The Ahmadis are one group denied their right to vote; they cannot register as a voter in Pakistan. It is a most shameful and horrifying fact that all Muslims in Pakistan, in order to get I.D cards essential for registering as a voter, have to make a declaration pronouncing the Founder of the Ahmadiyya Community as an imposter and a liar. Being a minority community, the Ahmadis are denied the basic rights of the vote to elect their representatives and that under the present civil government they have been swiftly and effectively expelled from the whole electoral process or herself an Ahmadi. The Government of Pakistan has not only confiscated their freedom to faith, belief and practice, but is also victimising them socially, economically and educationally.

Violations of Women’s Rights: Women face discrimination in all facets of life in Pakistan and brutal treatment such as domestic abuse, sexual violence and rape (by state and non-state actors), torture, honour killings, and murder. Verdicts by jirgas (illegal tribal judicial courts) ensure the persistence of violence against women. Those responsible typically go unpunished due to discriminatory laws and gender bias. It is believed that 70% of people who commit honour killings in Pakistan escape punishment. The government remains unwilling to challenge fundamentalist Islamic groups and traditional practices. The government rejected key recommendations in the first cycle of the Universal Periodic Review (UPR), concerning the need to repeal the Hadood and Zina Ordinances, to decriminalise adultery, and to prohibit the use of Qisas and Daiyat law in cases of honour killings. The grave problem of honour killings persists in Pakistan, with AHRC continuing to document cases.

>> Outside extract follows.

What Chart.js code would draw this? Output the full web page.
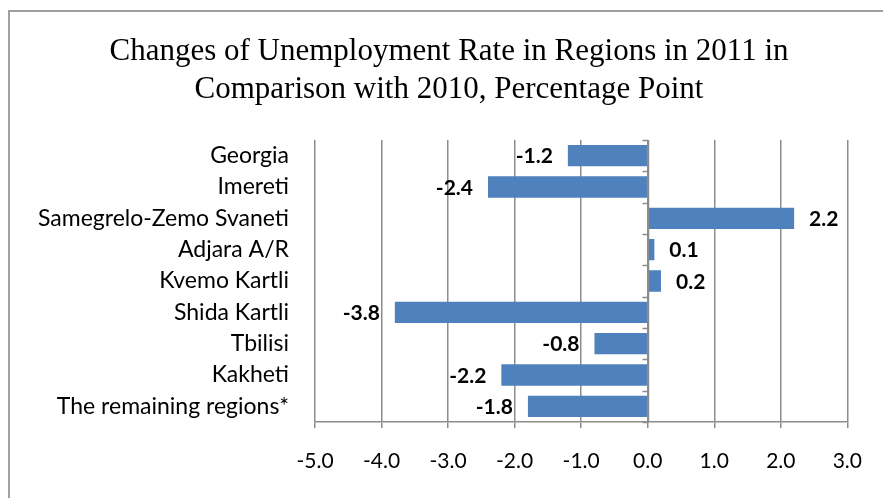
<!DOCTYPE html>
<html>
<head>
<meta charset="utf-8">
<title>Changes of Unemployment Rate in Regions</title>
<script src="https://cdn.jsdelivr.net/npm/chart.js@4/dist/chart.umd.min.js"></script>
<style>
  body { margin: 0; background: #fff; }
  #wrap { position: relative; width: 883px; height: 498px; }
</style>
</head>
<body>
<div id="wrap"><canvas id="myChart" width="883" height="498"></canvas></div>
<script>
// data
const regions = [
    'Georgia',
    'Imereti',
    'Samegrelo-Zemo Svaneti',
    'Adjara A/R',
    'Kvemo Kartli',
    'Shida Kartli',
    'Tbilisi',
    'Kakheti',
    'The remaining regions*'
];
const changes = [-1.2, -2.4, 2.2, 0.1, 0.2, -3.8, -0.8, -2.2, -1.8];
const tickValues = [-5, -4, -3, -2, -1, 0, 1, 2, 3];

const titleLines = [
    'Changes of Unemployment Rate in Regions in 2011 in',
    'Comparison with 2010, Percentage Point'
];

const gridGray = '#8c8c8c';

// outer frame of the chart object (runs off the right/bottom) + title
const framePlugin = {
    id: 'frame',
    beforeDraw(chart) {
        const c = chart.ctx;
        c.save();
        c.fillStyle = '#fff';
        c.fillRect(0, 0, chart.width, chart.height);
        c.strokeStyle = '#a0a0a0';
        c.lineWidth = 2;
        c.strokeRect(9, 11, 1000, 1000);

        // title is centred over the frame, not the canvas
        c.fillStyle = '#000';
        c.font = '31px "Liberation Serif"';
        c.textAlign = 'center';
        c.textBaseline = 'middle';
        titleLines.forEach((line, i) => {
            c.fillText(line, 449, 52 + i * 38);
        });
        c.restore();
    }
};

// zero line with small category ticks, plus the value labels
const zeroAndLabels = {
    id: 'zeroAndLabels',
    afterDatasetsDraw(chart) {
        const c = chart.ctx;
        const x0 = Math.round(chart.scales.x.getPixelForValue(0)) + 0.5;
        const area = chart.chartArea;
        c.save();
        c.strokeStyle = gridGray;
        c.lineWidth = 1.5;
        c.beginPath();
        c.moveTo(x0, area.top);
        c.lineTo(x0, area.bottom);
        const step = (area.bottom - area.top) / regions.length;
        for (let i = 0; i <= regions.length; i++) {
            const y = Math.round(area.top + i * step) + 0.5;
            c.moveTo(x0 - 6, y);
            c.lineTo(x0, y);
        }
        c.stroke();

        c.fillStyle = '#000';
        c.font = 'bold 21px Lato';
        c.textBaseline = 'middle';
        const meta = chart.getDatasetMeta(0);
        meta.data.forEach((bar, i) => {
            const v = changes[i];
            if (v < 0) {
                c.textAlign = 'right';
                c.fillText(v.toFixed(1), bar.x - 15, bar.y + 1);
            } else {
                c.textAlign = 'left';
                c.fillText(v.toFixed(1), bar.x + 15, bar.y + 1);
            }
        });
        c.restore();
    }
};

const ctx = document.getElementById('myChart');

new Chart(ctx, {
    type: 'bar',
    data: {
        labels: regions,
        datasets: [{
            data: changes,
            backgroundColor: '#4f81bd',
            borderWidth: 0,
            categoryPercentage: 1,
            barPercentage: 0.68
        }]
    },
    options: {
        indexAxis: 'y',
        responsive: false,
        animation: false,
        layout: { padding: { left: 0, right: 32, top: 140, bottom: 0 } },
        plugins: {
            legend: { display: false },
            tooltip: { enabled: false },
            title: { display: false }
        },
        scales: {
            x: {
                min: tickValues[0],
                max: tickValues[tickValues.length - 1],
                afterBuildTicks(scale) {
                    scale.ticks = tickValues.map(v => ({ value: v }));
                },
                afterFit(scale) {
                    scale.height = 76;
                },
                grid: {
                    color: gridGray,
                    lineWidth: 1.5,
                    drawTicks: true,
                    tickLength: 6
                },
                border: { display: true, color: gridGray, width: 1.5 },
                ticks: {
                    color: '#000',
                    font: { family: 'Lato', size: 21 },
                    padding: 21,
                    maxRotation: 0,
                    callback: (v) => Number(v).toFixed(1)
                }
            },
            y: {
                afterFit(scale) {
                    scale.width = 315;
                },
                grid: { display: false, drawTicks: false },
                border: { display: false },
                ticks: {
                    color: '#000',
                    font: { family: 'Lato', size: 23 },
                    padding: 26,
                    autoSkip: false
                }
            }
        }
    },
    plugins: [framePlugin, zeroAndLabels]
});
</script>
</body>
</html>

Local and national media have reported 215 cases of Karo Kari, the honour killing, from January 1st, 2012 to November 20th, 2012.After analyzing data, a research team, of the NGO Foundation for Research & Community Empowerment (FRCE), has come to conclusion that more than 80 percent of karo-kari killings have taken place only in northern areas of Sindh. Kari is a type of premeditated honor killing, which originated in rural and tribal areas of Sindh. The homicidal acts are primarily committed against women, who are thought to have brought dishonor to their family by engaging in illicit pre-marital or extra-marital relations. In order to restore this honor, a male family member must kill the female in question.